Congress dilemma with the Gandhis is unending and so its woes

Gandhi or no Gandhi – this seems to be the biggest challenge for Congress party. In either case, the challenge looks big.

Written by June 26, 2019 15:20

Congress President Rahul Gandhi, adamant on quitting as the party chief after the 2019 election debacle, again conveyed his decision to the top party leadership today. At a meeting called by Sonia Gandhi, the Chairperson of Congress Parliamentary party, stalwarts like Shashi Tharoor and Manish Tewari persuaded Rahul to continue as the party chief but the Gandhi made it loud and clear that he has made up his mind to abdicate the responsibility.

Earlier on May 25, Rahul Gandhi, at the Congress Working Committee (CWC) meeting offered to quit as the party chief. The CWC unanimously rejected the offer but Rahul has remained firm on his stand. However, on the insistence of senior colleagues, Rahul agreed to hold the post for few days/weeks.

Once a formidable tag, now a liability

Gandhi – the mere surname, which was enough to woo the electorate, is proving to its own undoing. For two successive Lok Sabha elections, Congress has been pushed to the margins with its numbers being restricted to double digits only. Never before in India’s history, Congress has faced such humiliating and ignominious defeat.

In 2019 General elections, Congress managed to win only 52 Lok Sabha constituencies. The party didn’t win even a single seat in 18 states and Union territories.

The consecutive disastrous electoral drubbing is not just a wake-up call but it also signifies tough times for the Congress party. For the second time in a row, Congress has failed to claim the leader of Opposition.

Moreover, its state governments in Madhya Pradesh, Rajasthan and Punjab. Factional fights have broken out among party office-bearers in these states while Maharashtra and Telangana units have witnessed major desertions. Reason behind is obvious – lack of clear, decisive leadership. If the party can’t imbibe confidence among its cadre, such situation is only going to amplify. If it continues, the party in near future may be staring at ‘splinter and fracture’.

Congress falling apart under Rahul Gandhi ?

Despite the high-pitched campaign in 2019 elections, Rahul Gandhi failed to influence the electorate and led the party to its yet another worse poll defeat.

After the disastrous poll drubbing, the behavior of Congress president has been baffling his own partymen. At first, he refused to meet Rajasthan and Madhya Pradesh chief ministers, who came to Delhi to pay him a visit. Then, at the CWC meet, he not only announced to give up his role of the party chief but also sought to put a bar on any member of the Gandhi family to hold the baton.

Despite several rounds of persuasion and cajoling, Rahul has expressed his desire to give up his role as Congress chief but on the insistence of some senior leaders, has managed to stay on for some time. But, till when? If the party president remains a recluse and continues to dither over every issue, how will the party shape up its growth trajectory?

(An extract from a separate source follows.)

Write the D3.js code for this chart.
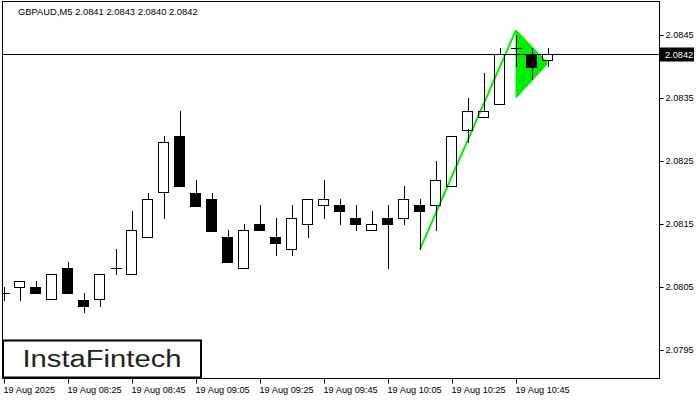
<!DOCTYPE html>
<html>
<head>
<meta charset="utf-8">
<script src="https://cdn.jsdelivr.net/npm/d3@7"></script>
<style>
  html, body { margin: 0; padding: 0; background: #fff; }
  svg { display: block; }
  text { font-family: "Liberation Sans", Arial, sans-serif; }
</style>
</head>
<body>
<svg id="chart" width="700" height="400"></svg>
<script>
// ---- data ----
const title = "GBPAUD,M5  2.0841 2.0843 2.0840 2.0842";
const opens  = [2.0804,2.0805,2.0805,2.0803,2.0808,2.0803,2.0803,2.0808,2.0807,2.0813,2.0820,2.0829,2.0820,2.0819,2.0813,2.0808,2.0815,2.0813,2.0811,2.0815,2.0818,2.0818,2.0816,2.0814,2.0816,2.0816,2.0818,2.0818,2.0821,2.0830,2.0832,2.0834,2.0843,2.0842,2.0841];
const highs  = [2.0805,2.0806,2.0806,2.0807,2.0809,2.0804,2.0807,2.0811,2.0817,2.0820,2.0829,2.0833,2.0822,2.0820,2.0814,2.0815,2.0818,2.0816,2.0818,2.0819,2.0822,2.0819,2.0818,2.0817,2.0818,2.0821,2.0819,2.0825,2.0829,2.0835,2.0839,2.0843,2.0845,2.0843,2.0843];
const lows   = [2.0803,2.0803,2.0804,2.0803,2.0804,2.0801,2.0802,2.0807,2.0807,2.0813,2.0816,2.0821,2.0818,2.0814,2.0809,2.0808,2.0814,2.0810,2.0810,2.0813,2.0816,2.0815,2.0814,2.0814,2.0808,2.0815,2.0811,2.0814,2.0821,2.0828,2.0832,2.0834,2.0840,2.0838,2.0840];
const closes = [2.0804,2.0806,2.0804,2.0807,2.0804,2.0802,2.0807,2.0808,2.0814,2.0819,2.0828,2.0821,2.0818,2.0814,2.0809,2.0814,2.0814,2.0812,2.0816,2.0819,2.0819,2.0817,2.0815,2.0815,2.0815,2.0819,2.0817,2.0822,2.0829,2.0833,2.0833,2.0842,2.0843,2.0840,2.0842];
const yTickValues = [2.0795, 2.0805, 2.0815, 2.0825, 2.0835, 2.0845];
const xTickIndex  = [0, 4, 8, 12, 16, 20, 24, 28, 32];
const xTickLabels = ["19 Aug 2025","19 Aug 08:25","19 Aug 08:45","19 Aug 09:05","19 Aug 09:25","19 Aug 09:45","19 Aug 10:05","19 Aug 10:25","19 Aug 10:45"];
const currentPrice = 2.0842;
// pennant pattern: pole and triangle (bar index, price)
const poleIdx    = [26, 32];
const polePrice  = [2.0811, 2.08458];
const triIdx     = [32, 32, 34];
const triPrice   = [2.08458, 2.0835, 2.08405];
const logoText = "InstaFintech";

// ---- layout ----
const svg = d3.select("#chart");
const plot = {left: 2.5, top: 1.5, right: 659.5, bottom: 378.5};

const x = d3.scaleLinear().domain([0, 34]).range([3.5, 3.5 + 16 * 34]);
const y = d3.scaleLinear().domain([2.0795, 2.0845]).range([350, 35]);

svg.append("defs").append("clipPath").attr("id", "plotclip")
  .append("rect").attr("x", plot.left).attr("y", plot.top)
  .attr("width", plot.right - plot.left).attr("height", plot.bottom - plot.top);

const g = svg.append("g").attr("clip-path", "url(#plotclip)");

// pennant (behind the bars)
const green = "#00ee00";
g.append("path")
  .attr("d", d3.line()(triIdx.map((d, k) => [x(d) + 0.5, y(triPrice[k])])) + "Z")
  .attr("fill", green).attr("stroke", green).attr("stroke-width", 1);
g.append("path")
  .attr("d", d3.line()(poleIdx.map((d, k) => [x(d) + 0.5, y(polePrice[k])])))
  .attr("fill", "none").attr("stroke", green).attr("stroke-width", 2);

// current price line
g.append("line")
  .attr("x1", plot.left).attr("x2", plot.right)
  .attr("y1", Math.round(y(currentPrice)) + 0.5).attr("y2", Math.round(y(currentPrice)) + 0.5)
  .attr("stroke", "#000").attr("stroke-width", 1);

const bars = opens.map((o, i) => ({i, o, h: highs[i], l: lows[i], c: closes[i]}));
const snap = v => Math.round(v) + 0.5;

// wicks (upper and lower parts, so hollow bodies stay clear)
const wickSeg = [];
bars.forEach(d => {
  wickSeg.push({i: d.i, a: d.h, b: Math.max(d.o, d.c)});
  wickSeg.push({i: d.i, a: Math.min(d.o, d.c), b: d.l});
});
g.selectAll("line.wick").data(wickSeg.filter(s => s.a > s.b)).enter().append("line")
  .attr("class", "wick")
  .attr("x1", d => x(d.i) + 0.5).attr("x2", d => x(d.i) + 0.5)
  .attr("y1", d => Math.round(y(d.a))).attr("y2", d => Math.round(y(d.b)) + 1)
  .attr("stroke", "#000").attr("stroke-width", 1).attr("shape-rendering", "crispEdges");

// bodies
g.selectAll("rect.body").data(bars.filter(d => d.o !== d.c)).enter().append("rect")
  .attr("class", "body")
  .attr("x", d => x(d.i) - 5)
  .attr("y", d => snap(y(Math.max(d.o, d.c))))
  .attr("width", 10)
  .attr("height", d => Math.max(1, Math.round(Math.abs(y(d.o) - y(d.c)))))
  .attr("fill", d => d.c > d.o ? "none" : "#000")
  .attr("stroke", "#000").attr("stroke-width", 1).attr("shape-rendering", "crispEdges");

// doji
g.selectAll("line.doji").data(bars.filter(d => d.o === d.c)).enter().append("line")
  .attr("class", "doji")
  .attr("x1", d => x(d.i) - 5).attr("x2", d => x(d.i) + 6)
  .attr("y1", d => snap(y(d.o))).attr("y2", d => snap(y(d.o)))
  .attr("stroke", "#000").attr("stroke-width", 1).attr("shape-rendering", "crispEdges");

// frame
svg.append("rect")
  .attr("x", plot.left).attr("y", plot.top)
  .attr("width", plot.right - plot.left).attr("height", plot.bottom - plot.top)
  .attr("fill", "none").attr("stroke", "#000").attr("stroke-width", 1);

// title
svg.append("text").attr("x", 18).attr("y", 15)
  .attr("font-size", 9.4).attr("fill", "#000").text(title);

// y axis
const yAxis = d3.axisRight(y).tickValues(yTickValues).tickSize(4).tickPadding(2)
  .tickFormat(d3.format(".4f"));
const ya = svg.append("g").attr("transform", `translate(${plot.right},0)`).call(yAxis);
ya.select(".domain").remove();
ya.selectAll("text").attr("font-size", 9.2).attr("font-family", "Liberation Sans, Arial, sans-serif").attr("fill", "#000");
ya.selectAll("line").attr("stroke", "#000");

// current price label
const cpY = Math.round(y(currentPrice)) + 0.5;
svg.append("rect").attr("x", 660).attr("y", cpY - 7).attr("width", 34).attr("height", 14).attr("fill", "#000");
svg.append("text").attr("x", 665).attr("y", cpY + 3.5)
  .attr("font-size", 9.2).attr("fill", "#fff").text(d3.format(".4f")(currentPrice));

// x axis
const xAxis = d3.axisBottom(x).tickValues(xTickIndex).tickSize(5).tickPadding(3)
  .tickFormat((d, k) => xTickLabels[k]);
const xa = svg.append("g").attr("transform", `translate(0.5,${plot.bottom})`).call(xAxis);
xa.select(".domain").remove();
xa.selectAll("text").attr("text-anchor", "start").attr("x", -1)
  .attr("font-size", 9.2).attr("font-family", "Liberation Sans, Arial, sans-serif").attr("fill", "#000");
xa.selectAll("line").attr("stroke", "#000");

// logo
svg.append("rect").attr("x", 3).attr("y", 340.5).attr("width", 198).attr("height", 37)
  .attr("fill", "#fff").attr("stroke", "#000").attr("stroke-width", 2);
svg.append("text").attr("x", 22.5).attr("y", 367)
  .attr("font-family", "Lato, 'Noto Sans', sans-serif").attr("font-size", 23).attr("font-weight", 500)
  .attr("fill", "#222").attr("textLength", 159).attr("lengthAdjust", "spacingAndGlyphs")
  .text(logoText);
</script>
</body>
</html>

Many Congressmen can’t even think of Congress beyond Gandhi. However, some congressmen believe the party could survive even under a non-Gandhi president as it happened during Narasimha Rao. Leaders were deserting the party in droves, still it was contained.

Gandhi or no Gandhi – this seems to be the biggest challenge for Congress party. In either case, the challenge looks big. With Rahul Gandhi as the leader, the party failed to strike a chord with the public. In fact, in the next elections, he may not have the required talent or political skill to craft a comeback.

Again, with no Gandhi at the helm, the party may drift apart and may not have a consensual face to rally the party behind. Several factions may crop up within the party and eventually it may be difficult to contain the decline of party. Therefore, despite his personal failings, Rahul Gandhi continues to be the glue that holds it together.

Therefore, Congress constantly seems to be in a state of conundrum over the Gandhi tag. A surname which made the party rule the nation for six decades is turning out to be its biggest enemy.